Cependant, ils oublient que ces concepts ont connu leur ère de discussion, lorsqu'il était question de la décolonisation des pays d'Afrique et d'Asie du Sud Est. Ils ont été très vite balayés par celui, plus réaliste, de l'indépendance. Les pays ayant conquis, acquis ou obtenu leur libération, se sont appropriés celui de la «Post Indépendance». Bien entendu, cela n'a jamais plu aux colonialistes impénitents.

«Nous sommes musulmans donc nous sommes parfaits»

Dans son ouvrage Vocation de l'Islam, le penseur algérien, Malek Bennabi, avec lequel, sur bien des points je diverge, rejoint l'avis de ceux qui considèrent qu'une régression est palpable dans le monde musulman: «La plus grave parmi les paralysies, celle qui détermine dans une certaine mesure les deux autres (sociale et intellectuelle), c'est la paralysie morale». Son origine est connue: «L'islam est une religion parfaite. Voilà une vérité dont personne ne discute». Malheureusement il en découle dans la conscience post-Almohadienne, une autre proposition: «Nous sommes musulmans donc nous sommes parfaits». Syllogisme funeste qui sape toute perfectibilité dans l'individu, en neutralisant en lui tout «souci de perfectionnement».

Malek Benabi suggérait aux Algériens de désapprendre la colonisation et d'apprendre l'indépendance pleine et totale.

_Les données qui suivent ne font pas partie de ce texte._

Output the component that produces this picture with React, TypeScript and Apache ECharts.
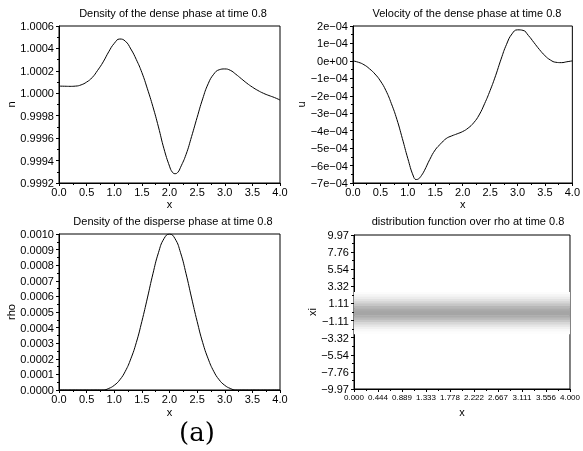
import React, { useEffect, useRef } from "react";
import * as echarts from "echarts";

// ---- data ----
const xDense = [0.0, 0.1, 0.2, 0.3, 0.4, 0.5, 0.6, 0.7, 0.8, 0.9, 1.0, 1.1, 1.2, 1.3, 1.4, 1.5, 1.6, 1.7, 1.8, 1.9, 2.0, 2.05, 2.1, 2.15, 2.2, 2.3, 2.4, 2.5, 2.6, 2.7, 2.8, 2.9, 3.0, 3.1, 3.2, 3.3, 3.4, 3.5, 3.6, 3.7, 3.8, 3.9, 4.0];
const nValues = [1.000064, 1.000063, 1.000062, 1.000064, 1.000075, 1.0001, 1.00014, 1.000205, 1.00028, 1.00037, 1.000445, 1.000484, 1.000465, 1.000395, 1.0003, 1.000185, 1.00004, 0.99988, 0.9997, 0.999505, 0.99935, 0.999298, 0.999283, 0.999295, 0.99934, 0.999455, 0.999615, 0.999785, 0.99995, 1.000085, 1.00017, 1.00021, 1.000217, 1.000205, 1.00017, 1.00013, 1.00009, 1.000055, 1.000025, 1.0, 0.99998, 0.999962, 0.99994];

const xVel = [0.0, 0.1, 0.2, 0.3, 0.4, 0.5, 0.6, 0.7, 0.8, 0.9, 1.0, 1.1, 1.15, 1.2, 1.25, 1.3, 1.4, 1.5, 1.6, 1.7, 1.8, 1.9, 2.0, 2.1, 2.2, 2.3, 2.4, 2.5, 2.6, 2.7, 2.8, 2.9, 3.0, 3.1, 3.2, 3.3, 3.4, 3.5, 3.6, 3.7, 3.8, 3.9, 4.0];
const uValues = [0.0, -0.08e-4, -0.22e-4, -0.45e-4, -0.75e-4, -1.15e-4, -1.7e-4, -2.45e-4, -3.35e-4, -4.45e-4, -5.6e-4, -6.6e-4, -6.8e-4, -6.75e-4, -6.56e-4, -6.3e-4, -5.65e-4, -5.1e-4, -4.75e-4, -4.45e-4, -4.3e-4, -4.18e-4, -4.05e-4, -3.85e-4, -3.55e-4, -3.1e-4, -2.45e-4, -1.7e-4, -0.85e-4, 0.1e-4, 0.95e-4, 1.55e-4, 1.78e-4, 1.75e-4, 1.45e-4, 1.05e-4, 0.65e-4, 0.3e-4, 0.05e-4, -0.08e-4, -0.1e-4, -0.05e-4, 0.0];

const xRho = [0.0, 0.1, 0.2, 0.3, 0.4, 0.5, 0.6, 0.7, 0.8, 0.9, 1.0, 1.1, 1.2, 1.3, 1.4, 1.5, 1.6, 1.7, 1.8, 1.9, 2.0, 2.1, 2.2, 2.3, 2.4, 2.5, 2.6, 2.7, 2.8, 2.9, 3.0, 3.1, 3.2, 3.3, 3.4, 3.5, 3.6, 3.7, 3.8, 3.9, 4.0];
const rhoValues = [0, 0, 0, 0, 0, 0, 0, 0, 0, 0.00001, 0.00003, 0.000065, 0.00012, 0.0002, 0.000305, 0.00044, 0.00059, 0.000745, 0.00088, 0.00097, 0.001, 0.00097, 0.00088, 0.000745, 0.00059, 0.00044, 0.000305, 0.0002, 0.00012, 0.000065, 0.00003, 0.00001, 0, 0, 0, 0, 0, 0, 0, 0, 0];

const xiCenters = [2.4, 2.1, 1.8, 1.5, 1.2, 0.9, 0.6, 0.3, 0.0, -0.3, -0.6, -0.9, -1.2, -1.5, -1.8, -2.1, -2.4, -2.7];
const bandGray = [252, 245, 236, 226, 213, 198, 183, 172, 166, 165, 172, 185, 200, 215, 229, 240, 248, 253];

const titles = [
  "Density of the dense phase at time 0.8",
  "Velocity of the dense phase at time 0.8",
  "Density of the disperse phase at time 0.8",
  "distribution function over rho at time 0.8",
];

const FONT = "Liberation Sans, Arial, Helvetica, sans-serif";
const minus = (s: string) => s.replace(/-/g, "\u2212");

export default function App() {
  const ref = useRef<HTMLDivElement>(null);
  useEffect(() => {
    if (!ref.current) return;
    const chart = echarts.init(ref.current, undefined, { renderer: "svg" });

    const grids = [
      { left: 59, top: 26, width: 221, height: 157 },
      { left: 353, top: 26, width: 221, height: 157 },
      { left: 59, top: 234, width: 221, height: 156 },
      { left: 354, top: 235, width: 220, height: 154 },
    ].map((g) => ({ ...g, show: true, borderColor: "#000", borderWidth: 1, backgroundColor: "transparent" }));

    const common = (gi: number) => ({
      gridIndex: gi,
      type: "value" as const,
      axisLine: { show: true, onZero: false, lineStyle: { color: "#000", width: 1 } },
      axisTick: { show: true, length: 3, inside: false, lineStyle: { color: "#000" } },
      minorTick: { show: true, splitNumber: 2, length: 2, lineStyle: { color: "#000" } },
      splitLine: { show: false },
      nameTextStyle: { color: "#000", fontSize: 11, fontFamily: FONT },
    });

    const xAxisStd = (gi: number, gap: number) => ({
      ...common(gi),
      min: 0,
      max: 4,
      interval: 0.5,
      name: "x",
      nameLocation: "middle",
      nameGap: gap,
      axisLabel: { color: "#000", fontSize: 11, fontFamily: FONT, margin: 3, formatter: (v: number) => v.toFixed(1) },
    });

    const xAxes = [
      xAxisStd(0, 15),
      xAxisStd(1, 15),
      xAxisStd(2, 16),
      {
        ...common(3),
        min: 0,
        max: 4,
        interval: 4 / 9,
        name: "x",
        nameLocation: "middle",
        nameGap: 17,
        axisLabel: { color: "#000", fontSize: 8, fontFamily: FONT, margin: 4, formatter: (v: number) => v.toFixed(3) },
      },
    ];

    const yAxes = [
      {
        ...common(0),
        min: 0.9992,
        max: 1.0006,
        interval: 0.0002,
        name: "n",
        nameLocation: "middle",
        nameGap: 39,
        axisLabel: { color: "#000", fontSize: 11, fontFamily: FONT, margin: 5, formatter: (v: number) => v.toFixed(4) },
      },
      {
        ...common(1),
        min: -7e-4,
        max: 2e-4,
        interval: 1e-4,
        name: "u",
        nameLocation: "middle",
        nameGap: 42,
        axisLabel: {
          color: "#000",
          fontSize: 11,
          fontFamily: FONT,
          margin: 5,
          formatter: (v: number) => {
            const k = Math.round(v * 1e4);
            if (k === 0) return "0e+00";
            return (k < 0 ? "\u2212" : "") + Math.abs(k) + "e\u221204";
          },
        },
      },
      {
        ...common(2),
        min: 0,
        max: 0.001,
        interval: 0.0001,
        name: "rho",
        nameLocation: "middle",
        nameGap: 39,
        axisLabel: { color: "#000", fontSize: 11, fontFamily: FONT, margin: 5, formatter: (v: number) => v.toFixed(4) },
      },
      {
        ...common(3),
        min: -9.972,
        max: 9.972,
        interval: (2 * 9.972) / 9,
        name: "xi",
        nameLocation: "middle",
        nameGap: 37,
        axisLabel: { color: "#000", fontSize: 11, fontFamily: FONT, margin: 5, formatter: (v: number) => minus(v.toFixed(2)) },
      },
    ];

    const lineStyle = { color: "#000", width: 1 };
    const bandData = xiCenters.map((c, i) => [0, c - 0.15, c + 0.15, bandGray[i]]);

    const titleCenters = [
      [173, 13],
      [467, 13],
      [173, 221],
      [468, 221],
    ];

    chart.setOption({
      animation: false,
      grid: grids,
      xAxis: xAxes,
      yAxis: yAxes,
      graphic: [
        ...titles.map((t, i) => ({
          type: "text",
          x: titleCenters[i][0],
          y: titleCenters[i][1],
          style: { text: t, fill: "#000", font: `11px ${FONT}`, textAlign: "center", textVerticalAlign: "middle" },
        })),
        {
          type: "text",
          x: 197,
          y: 432,
          style: { text: "(a)", fill: "#000", font: `26px "DejaVu Serif", serif`, textAlign: "center", textVerticalAlign: "middle" },
        },
      ],
      series: [
        {
          type: "line",
          xAxisIndex: 0,
          yAxisIndex: 0,
          data: xDense.map((x, i) => [x, nValues[i]]),
          showSymbol: false,
          smooth: true,
          lineStyle,
        },
        {
          type: "line",
          xAxisIndex: 1,
          yAxisIndex: 1,
          data: xVel.map((x, i) => [x, uValues[i]]),
          showSymbol: false,
          smooth: true,
          lineStyle,
        },
        {
          type: "line",
          xAxisIndex: 2,
          yAxisIndex: 2,
          data: xRho.map((x, i) => [x, rhoValues[i]]),
          showSymbol: false,
          smooth: true,
          lineStyle,
        },
        {
          type: "custom",
          xAxisIndex: 3,
          yAxisIndex: 3,
          clip: true,
          encode: { x: 0, y: [1, 2] },
          data: bandData,
          renderItem: (params: any, api: any) => {
            const lo = api.value(1);
            const hi = api.value(2);
            const g = api.value(3);
            const p1 = api.coord([0, hi]);
            const p2 = api.coord([4, lo]);
            return {
              type: "rect",
              shape: { x: p1[0], y: p1[1] - 0.3, width: p2[0] - p1[0], height: p2[1] - p1[1] + 0.6 },
              style: { fill: `rgb(${g},${g},${g})` },
            };
          },
        },
      ],
    });
    return () => chart.dispose();
  }, []);
  return <div ref={ref} style={{ position: "fixed", left: 0, top: 0, width: 583, height: 451 }} />;
}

Mais à la même époque, en Algérie et dans le monde arabe, d'autres idéologies avaient envahi le champ politique au point où se croisaient le marxisme-léninisme, le trotskysme, le panarabisme, le baathisme et l'apparition des germes du fléau de la fraternité musulmane que Nasser (Égypte) avait «subrepticement exilée» en Algérie avec l'assentiment des autorités.

Malheureusement pour Malek Benabi, depuis le milieu des années '90, presque tous ses disciples ont opté pour l'islamisme. Imaginer l'indépendance en dehors de la Oumma (la nation musulmane) était une hérésie, alors qu'au même moment les indépendantistes algériens introduisaient le concept «les séquelles de la colonisation versus les acquis de la révolution».

Que chacun vérifie, s'il en a le temps et la patience, dans toutes les constitutions des pays où l'islam est érigé en religion de l'État, le concept du citoyen n'existe pas.

Ce qui est totalement absurde en ces temps modernes, c'est que l'Oumma nie le citoyen, ainsi que les libertés individuelles. Que chacun vérifie, s'il en a le temps et la patience, dans toutes les constitutions des pays où l'islam est érigé en religion de l'État, le concept du citoyen n'existe pas.

Une porte de sortie s'offre aux gouvernements occidentaux et à ceux des pays «arabo-musulmans» et c'est celle consistant, au départ, à écouter les citoyens de confession et/ou de culture musulmane qui sont censurés, bâillonnés et interdits de parole.

Cela sera le prélude à des pas de géants dans un rapprochement humain des différentes communautés toutes religions et toutes obédiences confondues. Si les hommes et les femmes politiques traitent les musulmans comme tous les autres citoyens, ils désarmeront l'hydre qui menace l'harmonie et la cohésion humaines dans tout le monde.